Платонова эйдетика у Набокова замешана на ницшеанской «химии»: «Химия моральных, религиозных, эстетических представлений и чувств, равно как всех душевных движений… А что, если эта химия закончилась бы выводом, что и в этой области самые роскошные краски добыты из низменного, презираемого материала? Многие будут иметь охоту подчиниться таким исследованиям? Человечество любит заглушать в своем сознании вопросы о происхождении и началах; и не нужно ли почти лишиться человеческого облика, чтобы почувствовать в себе противоположное влечение». [15] Фальтер «лишился» и узнал, что свет — только тень, за-главие солнца, и кошмар химических процессов в его недрах не имеет отношения к Благу света в человеческих измерениях. Возникший в тени солнца химический синтез вещества образовал «тело», в свою очередь отбросившее «тень» в пространство «земли», спровоцировав новую химическую реакцию, сгустившую и уплотнившую ее «тело» и т. д. и т. п. Причем вероятность именно этой «цепи» проекций (так же как вероятность «цепи»: Адам — тень Илии-Господа («Адам Ильич»), Ева — тень адамова ребра, тлевшего в каком-нибудь гниющем веществе и т. д.) равна вероятности, с какой можно «найти и собрать все <…> части» «того соусника, той супницы», осколки которых рассыпаны «по дико туманным побережьям», и «в первое же, а не триллионное утро целиком восстановить посудину» (IV, 441). Такое «везение» по законам вероятности определило божественную судьбу [16] («вышел в боги») Фальтера, которую «ничто в нем не предвещало» (IV, 439). По «чудовищной случайности» на него упала тень головы горгоны Медузы, которая была тенью Афины — «заглавия» Зевса, тени Крона, упавшей там, «где не падала тень еще ни одного существа» (Плутарх). Следовательно, набоковский «психиатр», попытавшийся выяснить «пращура, сублимировавшегося» в расстроенном сознании Фальтера, своей цели достиг: «предки вывелись из суммы сами», и «бедный» психиатр стал их жертвой.
15
Ницше Ф.Человеческое, слишком человеческое. С. 239.
16
В «Других берегах» с помощью того же образа судьбы, невероятно сложившейся, подобно «кусочкам глиняной посуды» (IV, 301), описано «божественное везение» автобиографического героя.

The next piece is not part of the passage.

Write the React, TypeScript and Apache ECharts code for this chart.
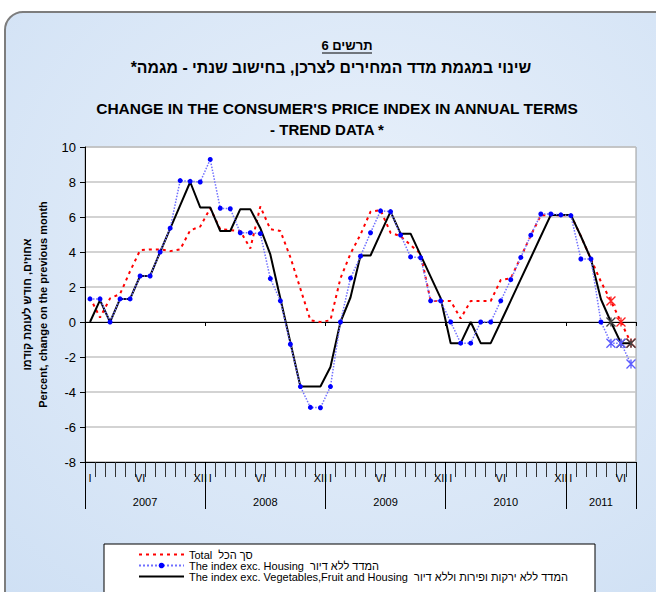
import React, { useEffect, useRef } from 'react';
import * as echarts from 'echarts';

// ---------- data ----------
const years = ['2007', '2008', '2009', '2010', '2011'];
const monthsPerYear = [12, 12, 12, 12, 7];
const romanMonths = ['I', 'II', 'III', 'IV', 'V', 'VI', 'VII', 'VIII', 'IX', 'X', 'XI', 'XII'];
const shownMonths = ['I', 'VI', 'XII'];

const seriesNames = [
  'Total  סך הכל',
  'The index exc. Housing  המדד ללא דיור',
  'The index exc. Vegetables,Fruit and Housing  המדד ללא ירקות ופירות וללא דיור',
];

const totalValues = [
  1.4, 0.25, 1.35, 1.6, 2.9, 4.1, 4.15, 4.15, 4.05, 4.15,
  5.24, 5.45, 6.5, 5.3, 5.25, 5.2, 4.2, 6.6, 5.3, 5.2,
  3.7, 1.9, 0.1, 0, 0.1, 2.5, 3.9, 5.0, 6.3, 6.4,
  5.1, 4.9, 4.4, 3.9, 1.2, 1.2, 1.2, 0.2, 1.2, 1.2,
  1.2, 2.4, 2.5, 3.7, 4.95, 6.1, 6.1, 6.1, 6.1, 4.9,
  3.6, 2.3, 1.2, 0, -1.2,
];

const excHousingValues = [
  1.32, 1.32, 0, 1.32, 1.32, 2.63, 2.63, 4.0, 5.36, 8.08,
  8.04, 8.0, 9.29, 6.5, 6.47, 5.1, 5.1, 5.05, 2.48, 1.21,
  -1.27, -3.69, -4.88, -4.9, -3.69, 0, 2.51, 3.76, 5.1, 6.35,
  6.31, 4.97, 3.72, 3.67, 1.21, 1.21, 0, -1.21, -1.21, 0,
  0, 1.21, 2.42, 3.69, 4.96, 6.17, 6.17, 6.12, 6.08, 3.6,
  3.6, 0, -1.21, -1.21, -2.4,
];

const excVegFruitHousingValues = [
  0, 1.25, 0, 1.32, 1.32, 2.63, 2.63, 4.0, 5.33, 6.67,
  8.0, 6.55, 6.55, 5.2, 5.2, 6.45, 6.45, 5.36, 3.86, 1.34,
  -1.17, -3.69, -3.69, -3.69, -2.57, 0, 1.4, 3.8, 3.8, 5.06,
  6.31, 5.05, 5.05, 3.82, 2.59, 1.36, -1.21, -1.21, 0, -1.21,
  -1.21, 0, 1.22, 2.45, 3.67, 4.9, 6.12, 6.12, 6.12, 4.9,
  3.6, 1.3, 0, -1.21, -1.21,
];

const firstEstimateIndex = 52;

const titleHe1 = 'תרשים 6';
const titleHe2 = 'שינוי במגמת מדד המחירים לצרכן, בחישוב שנתי - מגמה*';
const titleEn1 = "CHANGE IN THE CONSUMER'S PRICE INDEX IN ANNUAL TERMS";
const titleEn2 = '- TREND DATA *';
const yAxisNameHe = 'אחוזים, חודש לעומת קודמו';
const yAxisNameEn = 'Percent, change on the previous month';

const yMin = -8;
const yMax = 10;
const yInterval = 2;

// ---------- derived categories ----------
const monthCats: string[] = [];
const monthRoman: string[] = [];
years.forEach((y, yi) => {
  for (let m = 0; m < monthsPerYear[yi]; m++) {
    monthCats.push(`${y}-${m + 1}`);
    monthRoman.push(romanMonths[m]);
  }
});
const nMonths = monthCats.length;
const halfCats = Array.from({ length: 2 * nMonths + 1 }, (_, i) => 'h' + i);
const yearBoundaryHalf = new Set<number>([0]);
const yearBoundaryMonth = new Set<number>([0]);
const yearLabelAt: Record<number, string> = {};
{
  let acc = 0;
  years.forEach((y, yi) => {
    yearLabelAt[acc * 2 + monthsPerYear[yi]] = y;
    acc += monthsPerYear[yi];
    yearBoundaryHalf.add(acc * 2);
    yearBoundaryMonth.add(acc);
  });
}

const FONT = 'Arial, "Liberation Sans", sans-serif';
const ASTERISK = 'path://M0,0L10,10M10,0L0,10M5,0L5,10';
const RTL = (s: string) => '\u202B' + s + '\u202C';

function withEstimates(values: number[], color: string) {
  return values.map((v, i) =>
    i >= firstEstimateIndex
      ? {
          value: v,
          symbol: ASTERISK,
          symbolSize: 9,
          itemStyle: { color: 'transparent', borderColor: color, borderWidth: 1.3 },
        }
      : v
  );
}

export default function App() {
  const ref = useRef<HTMLDivElement>(null);

  useEffect(() => {
    document.body.style.margin = '0';
    if (!ref.current) return;
    const chart = echarts.init(ref.current, undefined, { renderer: 'svg' });

    const option: any = {
      animation: false,
      graphic: {
        elements: [
          {
            type: 'rect',
            z: -10,
            shape: { x: 5, y: 12, width: 720, height: 640, r: 18 },
            style: {
              fill: new echarts.graphic.RadialGradient(0.5, 0.35, 0.75, [
                { offset: 0, color: '#e9f1fb' },
                { offset: 1, color: '#cfe0f4' },
              ]),
              stroke: '#7d7d7d',
              lineWidth: 2,
            },
          },
          {
            type: 'text',
            x: 347,
            y: 45,
            style: { text: RTL(titleHe1), font: `bold 13px ${FONT}`, fill: '#000', align: 'center', verticalAlign: 'middle' },
          },
          {
            type: 'line',
            shape: { x1: 322, y1: 53, x2: 372, y2: 53 },
            style: { stroke: '#000', lineWidth: 1 },
          },
          {
            type: 'text',
            x: 331,
            y: 67,
            style: { text: RTL(titleHe2), font: `bold 15.8px ${FONT}`, fill: '#000', align: 'center', verticalAlign: 'middle' },
          },
          {
            type: 'text',
            x: 337,
            y: 108,
            style: { text: titleEn1, font: `bold 15.5px ${FONT}`, fill: '#000', align: 'center', verticalAlign: 'middle' },
          },
          {
            type: 'text',
            x: 327,
            y: 129,
            style: { text: titleEn2, font: `bold 15px ${FONT}`, fill: '#000', align: 'center', verticalAlign: 'middle' },
          },
          {
            type: 'rect',
            z: 1,
            shape: { x: 104, y: 544, width: 491, height: 60 },
            style: { fill: '#fff', stroke: '#000', lineWidth: 1 },
          },
        ],
      },
      grid: {
        left: 85,
        top: 147,
        width: 551,
        height: 315,
        show: true,
        backgroundColor: '#ffffff',
        borderColor: '#9a9a9a',
        borderWidth: 1,
      },
      legend: {
        orient: 'vertical',
        left: 138,
        top: 549,
        padding: 0,
        itemGap: 0,
        itemWidth: 45,
        itemHeight: 7,
        z: 5,
        textStyle: { fontSize: 11, fontFamily: FONT, color: '#000', lineHeight: 11 },
        data: [
          { name: seriesNames[0], itemStyle: { opacity: 0 } },
          { name: seriesNames[1] },
          { name: seriesNames[2], itemStyle: { opacity: 0 } },
        ],
      },
      xAxis: [
        {
          type: 'category',
          data: monthCats,
          position: 'bottom',
          boundaryGap: true,
          axisLine: { show: true, onZero: false, lineStyle: { color: '#000', width: 1 } },
          axisTick: { show: true, interval: 0, length: 15, lineStyle: { color: '#333', width: 1 } },
          axisLabel: {
            interval: 0,
            margin: 10,
            fontSize: 11,
            fontFamily: FONT,
            color: '#000',
            formatter: (_v: string, i: number) => (shownMonths.includes(monthRoman[i]) ? monthRoman[i] : ''),
          },
          splitLine: { show: false },
        },
        {
          type: 'category',
          data: halfCats,
          position: 'bottom',
          boundaryGap: false,
          axisLine: { show: true, onZero: false, lineStyle: { color: '#000', width: 1 } },
          axisTick: {
            show: true,
            interval: (i: number) => yearBoundaryHalf.has(i),
            length: 47,
            lineStyle: { color: '#000', width: 1 },
          },
          axisLabel: {
            interval: 0,
            margin: 34,
            fontSize: 11,
            fontFamily: FONT,
            color: '#000',
            formatter: (_v: string, i: number) => yearLabelAt[i] ?? '',
          },
          splitLine: { show: false },
        },
        {
          type: 'category',
          data: monthCats,
          position: 'bottom',
          boundaryGap: true,
          axisLine: { show: true, onZero: true, lineStyle: { color: '#000', width: 1 } },
          axisTick: {
            show: true,
            interval: (i: number) => yearBoundaryMonth.has(i) && i > 0,
            length: 4,
            lineStyle: { color: '#000', width: 1 },
          },
          axisLabel: { show: false },
          splitLine: { show: false },
        },
      ],
      yAxis: {
        type: 'value',
        min: yMin,
        max: yMax,
        interval: yInterval,
        name: `${yAxisNameHe}\n${yAxisNameEn}`,
        nameLocation: 'middle',
        nameRotate: 90,
        nameGap: 31,
        nameTextStyle: { fontSize: 11, fontWeight: 'bold', fontFamily: FONT, color: '#000', lineHeight: 16 },
        axisLine: { show: true, lineStyle: { color: '#000', width: 1 } },
        axisTick: { show: true, length: 5, lineStyle: { color: '#000' } },
        axisLabel: { fontSize: 13, fontFamily: FONT, color: '#000', margin: 9 },
        splitLine: { show: true, lineStyle: { color: '#c4c4c4', width: 1.5 } },
      },
      series: [
        {
          name: seriesNames[0],
          type: 'line',
          xAxisIndex: 0,
          data: withEstimates(totalValues, '#ff2020'),
          symbol: 'none',
          showAllSymbol: true,
          itemStyle: { color: '#ff0000' },
          lineStyle: { color: '#ff0000', width: 2, type: [3, 4] },
          z: 2,
        },
        {
          name: seriesNames[2],
          type: 'line',
          xAxisIndex: 0,
          data: withEstimates(excVegFruitHousingValues, '#404040'),
          symbol: 'none',
          showAllSymbol: true,
          itemStyle: { color: '#000000' },
          lineStyle: { color: '#000000', width: 2 },
          z: 3,
        },
        {
          name: seriesNames[1],
          type: 'line',
          xAxisIndex: 0,
          data: withEstimates(excHousingValues, '#5a5aff'),
          symbol: 'circle',
          symbolSize: 5,
          showAllSymbol: true,
          itemStyle: { color: '#0000ff' },
          lineStyle: { color: '#7070ff', width: 1.5, type: 'dotted' },
          z: 4,
        },
      ],
    };

    chart.setOption(option);
    return () => chart.dispose();
  }, []);

  return <div ref={ref} style={{ width: 656, height: 592 }} />;
}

Таким образом, Набоков переводит идею эйдосов в идею архетипов, давая последней некое физиоутопическое толкование, предполагающее и некий метафизический аспект проблемы. Приоткрыв «краешек истины», набоковский «бог» (бок) не договаривает «что-то странное, неуловимое», заставляющее его сердиться, когда он отрицает «целесообразность искания истины в области общепринятой теологии» (IV, 458, 457). Это позволяет предположить, что в области необщепринятой теологии лежит «то главное» в Фальтере, «что соответствует главному в мире», не подлежащему «телесному трепету» (IV, 456). Фальтер, открывший за-главия вещей, сохранил в тайне ту «главу», тенью которой является вселенная, или ту «главу», тенью которой явился «повар ваш Илья на боку». Фальтеру известен не нашповар, заваривший кашу жизни, и не нашмир, а «метафизический мир, абсолютная возможность которого не может быть оспариваема», так как его свидетельством оказывается от души и тела «отрезанная голова». Так что же осталось бы от мира, если отрезать голову? Осталась бы тень мира, за-главие, которое при невероятном везении в некое первое же или триллионное утро «синтезирует» новое тело мира.